Problem requirements -
Copy exactly, please, the lines of the data from its start through the line containing "mpl.rcParams['font.family'] = ['Inter', 'DejaVu".

Supplied information -
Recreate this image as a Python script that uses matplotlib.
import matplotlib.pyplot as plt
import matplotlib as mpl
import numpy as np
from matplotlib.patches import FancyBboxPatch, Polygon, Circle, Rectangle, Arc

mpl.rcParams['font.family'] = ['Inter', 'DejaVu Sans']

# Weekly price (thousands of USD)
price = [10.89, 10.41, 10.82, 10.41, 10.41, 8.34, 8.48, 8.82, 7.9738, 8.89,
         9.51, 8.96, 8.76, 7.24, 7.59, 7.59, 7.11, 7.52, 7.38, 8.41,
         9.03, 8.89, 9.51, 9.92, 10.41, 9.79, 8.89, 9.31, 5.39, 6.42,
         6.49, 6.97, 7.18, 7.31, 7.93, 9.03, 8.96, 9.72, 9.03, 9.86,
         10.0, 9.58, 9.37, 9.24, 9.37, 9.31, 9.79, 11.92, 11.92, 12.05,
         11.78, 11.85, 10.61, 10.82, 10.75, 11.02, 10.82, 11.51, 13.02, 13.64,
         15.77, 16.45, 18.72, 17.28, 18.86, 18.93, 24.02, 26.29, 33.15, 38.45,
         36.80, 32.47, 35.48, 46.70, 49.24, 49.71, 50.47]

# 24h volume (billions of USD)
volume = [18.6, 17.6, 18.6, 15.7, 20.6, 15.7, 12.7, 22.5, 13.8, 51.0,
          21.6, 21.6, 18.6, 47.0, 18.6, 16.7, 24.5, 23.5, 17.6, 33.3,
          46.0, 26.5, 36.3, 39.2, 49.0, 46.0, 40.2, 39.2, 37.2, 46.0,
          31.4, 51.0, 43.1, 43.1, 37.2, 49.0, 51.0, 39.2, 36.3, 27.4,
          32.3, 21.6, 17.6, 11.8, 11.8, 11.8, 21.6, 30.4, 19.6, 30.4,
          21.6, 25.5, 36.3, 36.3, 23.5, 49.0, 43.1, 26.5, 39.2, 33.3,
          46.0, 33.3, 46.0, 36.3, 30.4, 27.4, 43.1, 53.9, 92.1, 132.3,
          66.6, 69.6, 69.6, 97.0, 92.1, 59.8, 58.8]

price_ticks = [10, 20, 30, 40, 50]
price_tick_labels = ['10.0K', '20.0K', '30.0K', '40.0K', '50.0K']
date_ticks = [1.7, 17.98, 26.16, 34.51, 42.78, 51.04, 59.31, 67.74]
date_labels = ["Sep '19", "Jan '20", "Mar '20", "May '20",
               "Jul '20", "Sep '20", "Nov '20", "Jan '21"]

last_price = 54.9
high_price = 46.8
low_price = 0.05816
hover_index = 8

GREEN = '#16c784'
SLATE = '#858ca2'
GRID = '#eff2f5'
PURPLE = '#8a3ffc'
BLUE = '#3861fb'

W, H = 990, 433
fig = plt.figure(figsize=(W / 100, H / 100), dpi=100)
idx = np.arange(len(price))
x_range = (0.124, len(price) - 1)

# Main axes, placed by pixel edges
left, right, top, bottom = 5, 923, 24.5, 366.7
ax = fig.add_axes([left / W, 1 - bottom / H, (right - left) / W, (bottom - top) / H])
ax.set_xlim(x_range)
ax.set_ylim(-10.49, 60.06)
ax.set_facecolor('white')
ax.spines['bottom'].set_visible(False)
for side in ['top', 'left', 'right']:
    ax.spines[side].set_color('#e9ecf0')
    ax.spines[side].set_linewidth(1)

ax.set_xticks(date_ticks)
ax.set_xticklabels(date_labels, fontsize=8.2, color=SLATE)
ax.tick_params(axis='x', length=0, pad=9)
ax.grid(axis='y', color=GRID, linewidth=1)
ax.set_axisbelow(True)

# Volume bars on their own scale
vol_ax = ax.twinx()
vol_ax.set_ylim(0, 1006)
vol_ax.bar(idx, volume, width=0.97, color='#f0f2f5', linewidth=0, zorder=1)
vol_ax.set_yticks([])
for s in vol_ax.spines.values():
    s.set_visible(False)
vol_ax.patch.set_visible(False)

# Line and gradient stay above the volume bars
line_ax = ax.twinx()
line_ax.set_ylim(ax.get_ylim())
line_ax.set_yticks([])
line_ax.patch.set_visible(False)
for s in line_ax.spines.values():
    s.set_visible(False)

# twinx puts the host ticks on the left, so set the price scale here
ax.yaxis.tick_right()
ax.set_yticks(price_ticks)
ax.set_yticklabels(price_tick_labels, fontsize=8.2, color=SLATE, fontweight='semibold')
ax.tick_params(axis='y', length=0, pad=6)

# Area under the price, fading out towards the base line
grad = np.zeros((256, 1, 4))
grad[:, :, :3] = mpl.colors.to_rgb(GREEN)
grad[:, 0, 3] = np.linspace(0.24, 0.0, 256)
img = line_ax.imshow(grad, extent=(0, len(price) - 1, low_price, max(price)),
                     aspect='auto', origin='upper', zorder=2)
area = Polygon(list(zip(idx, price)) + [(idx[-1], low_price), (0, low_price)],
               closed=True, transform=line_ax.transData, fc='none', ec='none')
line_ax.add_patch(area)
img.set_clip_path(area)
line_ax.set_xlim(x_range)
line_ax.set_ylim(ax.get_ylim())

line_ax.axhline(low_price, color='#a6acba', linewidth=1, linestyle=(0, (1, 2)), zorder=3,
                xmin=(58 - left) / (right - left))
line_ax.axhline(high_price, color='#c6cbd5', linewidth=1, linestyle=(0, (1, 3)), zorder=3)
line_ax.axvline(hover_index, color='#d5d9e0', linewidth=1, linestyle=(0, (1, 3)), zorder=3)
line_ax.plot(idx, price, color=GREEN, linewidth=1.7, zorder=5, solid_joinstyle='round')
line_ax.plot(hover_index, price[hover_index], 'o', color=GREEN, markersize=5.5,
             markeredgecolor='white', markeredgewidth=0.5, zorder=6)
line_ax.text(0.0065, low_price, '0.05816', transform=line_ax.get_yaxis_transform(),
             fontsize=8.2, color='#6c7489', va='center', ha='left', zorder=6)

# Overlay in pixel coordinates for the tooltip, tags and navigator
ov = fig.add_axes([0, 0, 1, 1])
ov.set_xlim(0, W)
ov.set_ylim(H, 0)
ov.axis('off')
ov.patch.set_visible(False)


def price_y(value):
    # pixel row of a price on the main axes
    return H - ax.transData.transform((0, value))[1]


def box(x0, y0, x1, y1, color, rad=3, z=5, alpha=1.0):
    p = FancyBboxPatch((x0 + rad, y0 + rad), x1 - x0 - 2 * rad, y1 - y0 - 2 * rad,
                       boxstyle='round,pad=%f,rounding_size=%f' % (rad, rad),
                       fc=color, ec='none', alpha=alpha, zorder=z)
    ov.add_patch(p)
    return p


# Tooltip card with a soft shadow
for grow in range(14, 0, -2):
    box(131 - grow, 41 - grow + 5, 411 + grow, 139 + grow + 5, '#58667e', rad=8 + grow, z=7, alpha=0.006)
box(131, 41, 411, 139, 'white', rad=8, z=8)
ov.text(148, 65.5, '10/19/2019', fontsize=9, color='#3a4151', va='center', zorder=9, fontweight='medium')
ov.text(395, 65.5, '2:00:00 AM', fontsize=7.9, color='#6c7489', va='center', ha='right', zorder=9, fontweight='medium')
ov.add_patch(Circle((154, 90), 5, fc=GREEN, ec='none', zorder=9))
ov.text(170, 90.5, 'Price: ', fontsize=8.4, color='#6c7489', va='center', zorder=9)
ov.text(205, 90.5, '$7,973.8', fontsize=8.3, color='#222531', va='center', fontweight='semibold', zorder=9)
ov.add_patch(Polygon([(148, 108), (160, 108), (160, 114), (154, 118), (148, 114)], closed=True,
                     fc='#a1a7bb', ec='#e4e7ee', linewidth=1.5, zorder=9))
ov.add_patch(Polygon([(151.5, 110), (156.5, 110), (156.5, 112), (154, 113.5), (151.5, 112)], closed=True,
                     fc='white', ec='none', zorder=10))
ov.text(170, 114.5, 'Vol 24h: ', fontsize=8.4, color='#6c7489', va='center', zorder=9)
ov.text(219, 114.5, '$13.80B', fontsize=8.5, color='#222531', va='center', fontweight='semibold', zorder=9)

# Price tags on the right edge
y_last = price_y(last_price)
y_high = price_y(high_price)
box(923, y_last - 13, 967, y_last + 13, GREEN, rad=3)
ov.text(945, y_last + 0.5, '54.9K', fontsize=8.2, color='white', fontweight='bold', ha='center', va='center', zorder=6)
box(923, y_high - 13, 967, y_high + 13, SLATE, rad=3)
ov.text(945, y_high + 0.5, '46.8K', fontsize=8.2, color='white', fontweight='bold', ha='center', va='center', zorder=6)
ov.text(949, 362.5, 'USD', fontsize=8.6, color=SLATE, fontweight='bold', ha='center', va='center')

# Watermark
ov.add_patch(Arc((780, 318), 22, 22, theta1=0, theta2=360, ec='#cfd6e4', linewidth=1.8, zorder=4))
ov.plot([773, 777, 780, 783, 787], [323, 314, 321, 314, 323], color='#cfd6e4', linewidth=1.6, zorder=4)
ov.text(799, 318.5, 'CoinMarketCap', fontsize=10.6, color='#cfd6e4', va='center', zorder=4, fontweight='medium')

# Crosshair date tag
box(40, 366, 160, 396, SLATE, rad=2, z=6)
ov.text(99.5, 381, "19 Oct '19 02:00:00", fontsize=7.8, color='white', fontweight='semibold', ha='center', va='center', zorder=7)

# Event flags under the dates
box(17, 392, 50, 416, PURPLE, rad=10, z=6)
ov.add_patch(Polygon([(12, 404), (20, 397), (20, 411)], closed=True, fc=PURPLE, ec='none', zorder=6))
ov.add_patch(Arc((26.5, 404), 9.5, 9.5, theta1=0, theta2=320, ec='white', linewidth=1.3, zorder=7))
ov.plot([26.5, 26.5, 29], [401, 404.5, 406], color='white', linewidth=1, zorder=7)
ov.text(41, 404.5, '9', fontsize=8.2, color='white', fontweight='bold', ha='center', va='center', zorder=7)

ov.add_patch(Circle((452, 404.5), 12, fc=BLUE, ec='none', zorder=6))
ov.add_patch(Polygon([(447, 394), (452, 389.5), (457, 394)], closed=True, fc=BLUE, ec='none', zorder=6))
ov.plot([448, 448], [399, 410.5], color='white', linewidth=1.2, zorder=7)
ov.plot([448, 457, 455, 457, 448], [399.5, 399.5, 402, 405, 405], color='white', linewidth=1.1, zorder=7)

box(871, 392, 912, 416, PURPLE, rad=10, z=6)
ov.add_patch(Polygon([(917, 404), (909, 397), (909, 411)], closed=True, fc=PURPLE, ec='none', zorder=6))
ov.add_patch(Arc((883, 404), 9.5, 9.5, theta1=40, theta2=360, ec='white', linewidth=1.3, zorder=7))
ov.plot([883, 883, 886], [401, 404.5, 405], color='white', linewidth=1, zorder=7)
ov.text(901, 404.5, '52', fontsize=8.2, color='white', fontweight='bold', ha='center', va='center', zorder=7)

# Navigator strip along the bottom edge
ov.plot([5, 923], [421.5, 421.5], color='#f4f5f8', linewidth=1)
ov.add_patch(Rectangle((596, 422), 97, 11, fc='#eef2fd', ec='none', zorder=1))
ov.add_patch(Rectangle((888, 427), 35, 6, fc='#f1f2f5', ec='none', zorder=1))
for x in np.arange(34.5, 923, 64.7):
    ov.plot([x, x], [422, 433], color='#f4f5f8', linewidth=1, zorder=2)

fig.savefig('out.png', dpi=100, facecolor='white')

Task solution -
Recreate this image as a Python script that uses matplotlib.
import matplotlib.pyplot as plt
import matplotlib as mpl
import numpy as np
from matplotlib.patches import FancyBboxPatch, Polygon, Circle, Rectangle, Arc

mpl.rcParams['font.family'] = ['Inter', 'DejaVu Sans']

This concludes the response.